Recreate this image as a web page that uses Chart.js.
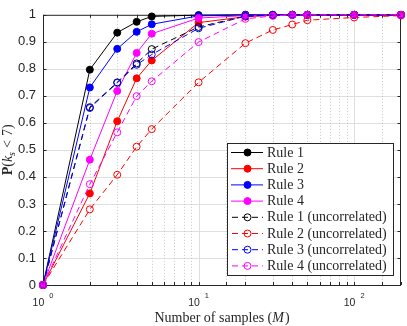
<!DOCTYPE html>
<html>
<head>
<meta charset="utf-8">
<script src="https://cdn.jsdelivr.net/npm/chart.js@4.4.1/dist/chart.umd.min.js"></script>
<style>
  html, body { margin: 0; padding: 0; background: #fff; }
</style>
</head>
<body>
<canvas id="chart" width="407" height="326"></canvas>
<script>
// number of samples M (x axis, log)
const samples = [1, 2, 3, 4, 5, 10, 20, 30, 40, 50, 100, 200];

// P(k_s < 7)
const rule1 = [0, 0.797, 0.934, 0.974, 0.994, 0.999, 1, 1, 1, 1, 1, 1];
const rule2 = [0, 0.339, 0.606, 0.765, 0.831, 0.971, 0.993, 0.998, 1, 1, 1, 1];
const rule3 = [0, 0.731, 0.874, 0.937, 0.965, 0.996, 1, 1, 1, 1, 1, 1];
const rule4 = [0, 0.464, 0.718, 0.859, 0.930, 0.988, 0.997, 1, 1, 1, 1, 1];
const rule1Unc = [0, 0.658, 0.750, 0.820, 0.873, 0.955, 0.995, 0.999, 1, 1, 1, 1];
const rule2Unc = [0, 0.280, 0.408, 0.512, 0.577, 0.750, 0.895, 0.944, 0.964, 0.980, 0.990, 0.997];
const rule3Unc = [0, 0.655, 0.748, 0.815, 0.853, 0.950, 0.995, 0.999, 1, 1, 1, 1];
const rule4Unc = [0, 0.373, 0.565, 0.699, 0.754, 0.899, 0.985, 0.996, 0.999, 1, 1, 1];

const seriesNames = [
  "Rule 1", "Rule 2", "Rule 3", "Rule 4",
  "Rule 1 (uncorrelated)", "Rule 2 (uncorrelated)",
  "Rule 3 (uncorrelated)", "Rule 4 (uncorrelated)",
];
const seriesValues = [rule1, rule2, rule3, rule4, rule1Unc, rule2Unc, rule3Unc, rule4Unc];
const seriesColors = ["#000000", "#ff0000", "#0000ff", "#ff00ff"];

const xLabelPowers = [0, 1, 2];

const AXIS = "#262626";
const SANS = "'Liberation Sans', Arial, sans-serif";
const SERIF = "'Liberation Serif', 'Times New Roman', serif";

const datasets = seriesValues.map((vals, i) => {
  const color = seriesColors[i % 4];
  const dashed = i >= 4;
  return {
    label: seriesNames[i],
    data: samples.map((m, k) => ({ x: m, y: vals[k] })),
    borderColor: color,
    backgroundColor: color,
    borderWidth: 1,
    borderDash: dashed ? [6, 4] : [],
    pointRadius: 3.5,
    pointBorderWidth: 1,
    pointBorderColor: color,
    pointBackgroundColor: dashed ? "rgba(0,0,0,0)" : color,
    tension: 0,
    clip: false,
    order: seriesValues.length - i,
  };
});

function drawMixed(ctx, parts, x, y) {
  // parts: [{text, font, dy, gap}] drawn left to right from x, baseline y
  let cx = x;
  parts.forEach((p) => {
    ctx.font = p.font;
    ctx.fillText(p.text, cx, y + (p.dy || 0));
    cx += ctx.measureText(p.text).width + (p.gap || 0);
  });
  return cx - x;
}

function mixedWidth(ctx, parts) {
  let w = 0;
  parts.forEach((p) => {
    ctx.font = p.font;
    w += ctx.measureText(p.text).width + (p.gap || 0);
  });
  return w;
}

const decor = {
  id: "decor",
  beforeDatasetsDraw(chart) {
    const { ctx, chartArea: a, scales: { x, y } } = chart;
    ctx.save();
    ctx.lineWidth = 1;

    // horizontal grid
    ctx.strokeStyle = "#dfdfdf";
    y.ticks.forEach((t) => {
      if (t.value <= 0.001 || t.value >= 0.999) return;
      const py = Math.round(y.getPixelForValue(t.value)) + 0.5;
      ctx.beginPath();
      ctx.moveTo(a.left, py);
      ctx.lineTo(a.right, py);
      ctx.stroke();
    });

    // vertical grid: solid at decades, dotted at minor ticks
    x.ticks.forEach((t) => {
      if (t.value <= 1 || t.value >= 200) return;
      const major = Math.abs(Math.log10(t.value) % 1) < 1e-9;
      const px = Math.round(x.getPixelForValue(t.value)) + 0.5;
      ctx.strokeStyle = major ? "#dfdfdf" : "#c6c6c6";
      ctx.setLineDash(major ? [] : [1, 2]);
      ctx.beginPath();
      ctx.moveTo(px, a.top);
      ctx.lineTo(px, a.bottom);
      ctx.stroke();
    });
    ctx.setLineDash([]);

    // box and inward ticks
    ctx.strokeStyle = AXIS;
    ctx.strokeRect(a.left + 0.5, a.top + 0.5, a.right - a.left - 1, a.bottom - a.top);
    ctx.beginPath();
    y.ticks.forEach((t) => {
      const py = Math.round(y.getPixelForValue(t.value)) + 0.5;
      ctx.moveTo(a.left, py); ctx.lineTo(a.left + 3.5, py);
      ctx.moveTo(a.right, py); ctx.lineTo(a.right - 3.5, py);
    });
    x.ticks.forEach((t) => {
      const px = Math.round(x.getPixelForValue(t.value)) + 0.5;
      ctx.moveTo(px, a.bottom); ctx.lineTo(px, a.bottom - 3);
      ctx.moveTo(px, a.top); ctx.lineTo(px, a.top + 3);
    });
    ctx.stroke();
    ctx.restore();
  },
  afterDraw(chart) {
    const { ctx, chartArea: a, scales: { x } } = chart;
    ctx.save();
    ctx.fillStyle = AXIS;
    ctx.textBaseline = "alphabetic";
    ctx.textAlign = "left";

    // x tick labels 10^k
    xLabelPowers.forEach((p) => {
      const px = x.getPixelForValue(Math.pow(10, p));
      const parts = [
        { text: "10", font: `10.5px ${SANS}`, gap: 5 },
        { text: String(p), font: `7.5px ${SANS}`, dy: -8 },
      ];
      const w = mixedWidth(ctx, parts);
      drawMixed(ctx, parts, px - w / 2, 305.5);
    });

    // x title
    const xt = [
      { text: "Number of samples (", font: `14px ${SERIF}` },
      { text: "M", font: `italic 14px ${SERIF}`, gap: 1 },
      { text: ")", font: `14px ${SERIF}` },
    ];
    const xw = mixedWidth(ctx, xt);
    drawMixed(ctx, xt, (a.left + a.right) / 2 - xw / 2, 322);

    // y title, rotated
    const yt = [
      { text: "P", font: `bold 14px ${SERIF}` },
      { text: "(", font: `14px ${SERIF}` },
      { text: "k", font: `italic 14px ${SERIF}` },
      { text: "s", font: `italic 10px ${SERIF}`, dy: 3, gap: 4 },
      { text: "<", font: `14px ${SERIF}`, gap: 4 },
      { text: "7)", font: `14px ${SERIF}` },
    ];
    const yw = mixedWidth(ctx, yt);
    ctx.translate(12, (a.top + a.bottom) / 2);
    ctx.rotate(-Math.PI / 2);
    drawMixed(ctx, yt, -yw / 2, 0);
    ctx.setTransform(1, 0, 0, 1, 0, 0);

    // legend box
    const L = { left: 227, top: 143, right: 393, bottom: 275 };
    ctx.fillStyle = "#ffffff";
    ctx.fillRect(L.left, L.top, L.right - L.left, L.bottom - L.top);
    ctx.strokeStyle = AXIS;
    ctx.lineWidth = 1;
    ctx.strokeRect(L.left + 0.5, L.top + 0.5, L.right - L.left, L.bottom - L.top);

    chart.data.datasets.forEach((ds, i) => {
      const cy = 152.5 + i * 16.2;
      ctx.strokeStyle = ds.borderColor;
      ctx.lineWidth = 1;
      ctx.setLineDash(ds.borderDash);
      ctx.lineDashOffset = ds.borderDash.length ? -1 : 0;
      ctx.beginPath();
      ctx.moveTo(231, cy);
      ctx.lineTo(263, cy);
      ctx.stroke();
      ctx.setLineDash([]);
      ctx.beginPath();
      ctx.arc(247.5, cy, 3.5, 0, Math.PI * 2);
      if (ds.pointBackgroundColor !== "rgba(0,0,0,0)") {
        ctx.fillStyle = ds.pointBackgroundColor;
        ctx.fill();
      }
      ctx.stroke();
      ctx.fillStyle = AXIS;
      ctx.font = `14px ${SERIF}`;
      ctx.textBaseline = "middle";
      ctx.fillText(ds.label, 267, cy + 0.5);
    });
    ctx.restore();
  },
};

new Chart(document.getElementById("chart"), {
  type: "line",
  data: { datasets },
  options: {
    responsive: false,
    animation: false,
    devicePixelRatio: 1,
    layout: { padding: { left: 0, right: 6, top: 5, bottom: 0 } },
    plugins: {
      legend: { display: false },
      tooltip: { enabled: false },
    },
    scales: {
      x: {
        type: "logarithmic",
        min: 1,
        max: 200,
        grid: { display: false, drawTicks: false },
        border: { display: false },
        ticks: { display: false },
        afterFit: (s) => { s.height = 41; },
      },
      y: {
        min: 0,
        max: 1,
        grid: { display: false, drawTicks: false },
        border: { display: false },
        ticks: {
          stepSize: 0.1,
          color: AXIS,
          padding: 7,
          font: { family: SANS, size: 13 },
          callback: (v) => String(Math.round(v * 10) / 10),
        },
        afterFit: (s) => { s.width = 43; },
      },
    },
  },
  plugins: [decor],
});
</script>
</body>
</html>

---*---

**The request:** Restate only the lines running from the start of the material above through the line containing "50, 100, 200];", ends included. No pictures.

**Output of the task:**
Recreate this image as a web page that uses Chart.js.
<!DOCTYPE html>
<html>
<head>
<meta charset="utf-8">
<script src="https://cdn.jsdelivr.net/npm/chart.js@4.4.1/dist/chart.umd.min.js"></script>
<style>
  html, body { margin: 0; padding: 0; background: #fff; }
</style>
</head>
<body>
<canvas id="chart" width="407" height="326"></canvas>
<script>
// number of samples M (x axis, log)
const samples = [1, 2, 3, 4, 5, 10, 20, 30, 40, 50, 100, 200];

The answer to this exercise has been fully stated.